"IP address has changed. Please log in again"
Hello koha-devel, Some of our customers are reporting that they sometimes need to login after getting this message on the staff interface. - one of them is running Plack (in production), he faces this problem many times an hour, on every workstation (we've commented the lines in C4/Auth.pm to avoid this problem, because it was really a nightmare) - some of them are in CGI mode, behind a proxy, and the problem occurs a few times a day, or even less. Has anyone faced this problem ? how did you solve it ? -- Paul POULAIN - BibLibre http://www.biblibre.com Free & Open Source Softwares for libraries Koha, Drupal, Piwik, Jasper
Hi, On Wed, May 29, 2013 at 8:30 AM, Paul Poulain <paul.poulain@biblibre.com> wrote:
- some of them are in CGI mode, behind a proxy, and the problem occurs a few times a day, or even less.

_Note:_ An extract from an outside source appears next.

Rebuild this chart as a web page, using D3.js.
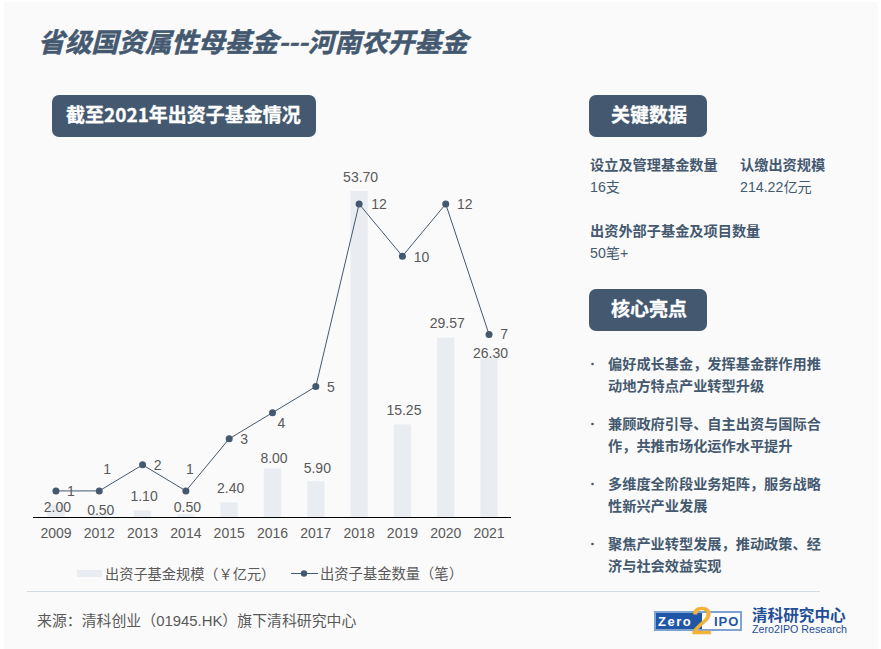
<!DOCTYPE html>
<html>
<head>
<meta charset="utf-8">
<script src="https://cdn.jsdelivr.net/npm/d3@7"></script>
<style>
  html, body { margin: 0; padding: 0; background: #fff; }
  text { font-family: "Liberation Sans", "Noto Sans CJK SC", sans-serif; }
  .head { font-family: "Noto Sans CJK SC", sans-serif; font-weight: 700; }
</style>
</head>
<body>
<svg id="chart" width="881" height="649"></svg>
<script>
let years = ['2009', '2012', '2013', '2014', '2015', '2016', '2017', '2018', '2019', '2020', '2021']
let fundSize = [2.00, 0.50, 1.10, 0.50, 2.40, 8.00, 5.90, 53.70, 15.25, 29.57, 26.30]
let fundCount = [1, 1, 2, 1, 3, 4, 5, 12, 10, 12, 7]

let keyStats = [
  ['设立及管理基金数量', '16支'],
  ['认缴出资规模', '214.22亿元'],
  ['出资外部子基金及项目数量', '50笔+']
]
let highlights = [
  ['偏好成长基金，发挥基金群作用推', '动地方特点产业转型升级'],
  ['兼顾政府引导、自主出资与国际合', '作，共推市场化运作水平提升'],
  ['多维度全阶段业务矩阵，服务战略', '性新兴产业发展'],
  ['聚焦产业转型发展，推动政策、经', '济与社会效益实现']
]

let navy = '#44596f'
let grey = '#595959'
let barColor = '#e9edf2'

let svg = d3.select('#chart')

svg.append('rect').attr('x', 4).attr('y', 2).attr('width', 874).attr('height', 647).attr('fill', '#fafafa')

svg.append('text')
  .attr('class', 'head')
  .attr('x', 38).attr('y', 52)
  .attr('font-size', 26.7).attr('font-style', 'italic')
  .attr('fill', navy).attr('stroke', navy).attr('stroke-width', 0.5)
  .text('省级国资属性母基金---河南农开基金')

function badge(x, y, w, label, tx, size) {
  svg.append('rect')
    .attr('x', x).attr('y', y).attr('width', w).attr('height', 42).attr('rx', 7)
    .attr('fill', navy)
  svg.append('text')
    .attr('class', 'head')
    .attr('x', tx).attr('y', y + 27)
    .attr('font-size', size)
    .attr('fill', '#fff').attr('stroke', '#fff').attr('stroke-width', 0.3)
    .text(label)
}
badge(52, 95, 264, '截至2021年出资子基金情况', 66, 19)
badge(589, 95, 118, '关键数据', 611, 19)
badge(589, 289, 118, '核心亮点', 611, 19)

// chart
let x = d3.scaleBand().domain(years).range([34.3, 510.7]).paddingInner(0.6).paddingOuter(0.3)
let yBar = d3.scaleLinear().domain([0, 53.7]).range([517, 191])
let yLine = d3.scaleLinear().domain([0, 12]).range([517, 204])
let cx = d => x(d) + x.bandwidth() / 2

svg.selectAll('.bar')
  .data(years)
  .enter().append('rect')
  .attr('class', 'bar')
  .attr('x', d => x(d))
  .attr('width', x.bandwidth())
  .attr('y', (d, i) => yBar(fundSize[i]))
  .attr('height', (d, i) => 517 - yBar(fundSize[i]))
  .attr('fill', barColor)

let axis = svg.append('g')
  .attr('transform', 'translate(0,517)')
  .call(d3.axisBottom(x).tickSize(0).tickPadding(11))
axis.select('.domain').attr('stroke', '#000').attr('stroke-width', 1).attr('d', 'M33,0.5H511')
axis.selectAll('text')
  .attr('font-size', 14).attr('font-family', '"Liberation Sans", sans-serif')
  .attr('fill', grey)

// labels that were moved by hand in the original, the small bars mostly
let barNudge = { 2009: 16, 2012: 10, 2014: 7, 2016: 3.5, 2017: 1, 2021: 10 }

svg.selectAll('.bar-label')
  .data(years)
  .enter().append('text')
  .attr('class', 'bar-label')
  .attr('x', d => cx(d) + 1.5)
  .attr('y', (d, i) => yBar(fundSize[i]) - 9 + (barNudge[d] || 0))
  .attr('text-anchor', 'middle')
  .attr('font-size', 14)
  .attr('fill', grey)
  .text((d, i) => fundSize[i].toFixed(2))

let line = d3.line()
  .x(d => cx(d))
  .y((d, i) => yLine(fundCount[i]))

svg.append('path')
  .datum(years)
  .attr('d', line)
  .attr('fill', 'none')
  .attr('stroke', navy)
  .attr('stroke-width', 1)

svg.selectAll('.dot')
  .data(years)
  .enter().append('circle')
  .attr('class', 'dot')
  .attr('cx', d => cx(d))
  .attr('cy', (d, i) => yLine(fundCount[i]))
  .attr('r', 3.5)
  .attr('fill', navy)

// offset of each count label from its point, [dx, dy]
let countOffset = {
  2012: [8, -17], 2014: [4, -17], 2016: [9, 15], 2018: [20, 5], 2019: [19, 6], 2020: [19, 5]
}

svg.selectAll('.count-label')
  .data(years)
  .enter().append('text')
  .attr('class', 'count-label')
  .attr('x', d => cx(d) + (countOffset[d] ? countOffset[d][0] : 15))
  .attr('y', (d, i) => yLine(fundCount[i]) + (countOffset[d] ? countOffset[d][1] : 5))
  .attr('text-anchor', 'middle')
  .attr('font-size', 14)
  .attr('fill', grey)
  .text((d, i) => fundCount[i])

// legend
svg.append('rect').attr('x', 77).attr('y', 570).attr('width', 25).attr('height', 7).attr('fill', barColor)
svg.append('text').attr('x', 105).attr('y', 579).attr('font-size', 14.2).attr('fill', grey).text('出资子基金规模（￥亿元）')
svg.append('line').attr('x1', 291).attr('x2', 318).attr('y1', 573.5).attr('y2', 573.5).attr('stroke', navy).attr('stroke-width', 1)
svg.append('circle').attr('cx', 304).attr('cy', 573.5).attr('r', 3.2).attr('fill', navy)
svg.append('text').attr('x', 320).attr('y', 579).attr('font-size', 14.3).attr('fill', grey).text('出资子基金数量（笔）')

// key stats
let statPos = [[590, 170], [740, 170], [590, 236]]
keyStats.forEach((d, i) => {
  svg.append('text')
    .attr('x', statPos[i][0]).attr('y', statPos[i][1])
    .attr('font-size', 14.2).attr('font-weight', 700)
    .attr('fill', navy)
    .text(d[0])
  svg.append('text')
    .attr('x', statPos[i][0]).attr('y', statPos[i][1] + 22)
    .attr('font-size', 14.2)
    .attr('fill', navy)
    .text(d[1])
})

// highlights
highlights.forEach((d, i) => {
  let top = 369 + i * 60
  svg.append('circle').attr('cx', 592.5).attr('cy', top - 5).attr('r', 1.3).attr('fill', navy)
  d.forEach((t, j) => {
    svg.append('text')
      .attr('x', 608).attr('y', top + j * 22)
      .attr('font-size', 14.2).attr('font-weight', 700)
      .attr('fill', navy)
      .text(t)
  })
})

// footer
svg.append('line').attr('x1', 27).attr('x2', 820).attr('y1', 591.5).attr('y2', 591.5).attr('stroke', '#d3dbe5')
svg.append('text').attr('x', 37).attr('y', 626).attr('font-size', 14.9).attr('fill', grey).text('来源：清科创业（01945.HK）旗下清科研究中心')

// logo
let logo = svg.append('g')
logo.append('rect').attr('x', 654).attr('y', 611).attr('width', 88).attr('height', 20).attr('fill', '#7fa3d1')
logo.append('rect').attr('x', 656).attr('y', 613).attr('width', 46).attr('height', 16).attr('fill', '#1f56a8')
logo.append('rect').attr('x', 702).attr('y', 613).attr('width', 38).attr('height', 16).attr('fill', '#fff')
logo.append('text').attr('x', 658).attr('y', 626).attr('font-family', '"DejaVu Sans Mono", monospace').attr('font-size', 13).attr('font-weight', 700).attr('letter-spacing', 1.5).attr('fill', '#fff').text('Zero')
logo.append('text').attr('x', 691).attr('y', 634).attr('font-size', 39).attr('fill', '#f2b233').attr('stroke', '#f2b233').attr('stroke-width', 0.6).text('2')
logo.append('text').attr('x', 714).attr('y', 626).attr('font-family', '"DejaVu Sans Mono", monospace').attr('font-size', 13).attr('font-weight', 700).attr('letter-spacing', 1).attr('fill', '#1f56a8').text('IPO')
logo.append('text').attr('x', 752).attr('y', 621).attr('font-size', 15.6).attr('font-weight', 700).attr('fill', '#1f4e96').text('清科研究中心')
logo.append('text').attr('x', 752).attr('y', 633).attr('font-size', 10.7).attr('fill', '#1f4e96').text('Zero2IPO Research')
</script>
</body>
</html>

We've occasionally run into problems with proxies changing the IP address. If your customer has control of the proxy, they should configure it to allow direct access to the Koha database, or at least route traffic through only one of the proxy servers. There is additional discussion of this in bug 5511 [1]. The bug includes a patch to add a system preference to disable the IP address check, but of course doing that would make it easier to hijack the session. I'll ask the same question here that I asked in the bug: Given the continued existence of things like web proxy farms that can result in REMOTE_ADDR changing from request to request, are there any improvements in the state of the art for anti-session-hijacking measures that would reasonably allow us to remove the IP address check (or implement a syspref like Amit's patch tried)? [1] http://bugs.koha-community.org/bugzilla3/show_bug.cgi?id=5511 Regards, Galen -- Galen Charlton Manager of Implementation Equinox Software, Inc. / The Open Source Experts email: gmc@esilibrary.com direct: +1 770-709-5581 cell: +1 404-984-4366 skype: gmcharlt web: http://www.esilibrary.com/ Supporting Koha and Evergreen: http://koha-community.org & http://evergreen-ils.org
Galen Charlton schreef op wo 29-05-2013 om 09:07 [-0700]:
I'll ask the same question here that I asked in the bug: Given the continued existence of things like web proxy farms that can result in REMOTE_ADDR changing from request to request, are there any improvements in the state of the art for anti-session-hijacking measures that would reasonably allow us to remove the IP address check (or implement a syspref like Amit's patch tried)?
Standard session cookies combined with running over HTTPS is really the only way. It comes down to threat modelling really: is session hijacking something that you feel you care about? (It's perfectly reasonable to say either yes, no, or only on the staff client, depending on your circumstances.) To make it a bit more secure we could use a different session for the staff client vs. the OPAC. At the moment we use the same for both, so someone capturing a session cookie from a staff member logged into the OPAC can use that to access the staff client. -- Robin Sheat Catalyst IT Ltd. ✆ +64 4 803 2204 GPG: 5957 6D23 8B16 EFAB FEF8 7175 14D3 6485 A99C EB6D
Hi, On Wed, May 29, 2013 at 3:58 PM, Robin Sheat <robin@catalyst.net.nz> wrote:
Standard session cookies combined with running over HTTPS is really the only way. It comes down to threat modelling really: is session hijacking something that you feel you care about? (It's perfectly reasonable to say either yes, no, or only on the staff client, depending on your circumstances.)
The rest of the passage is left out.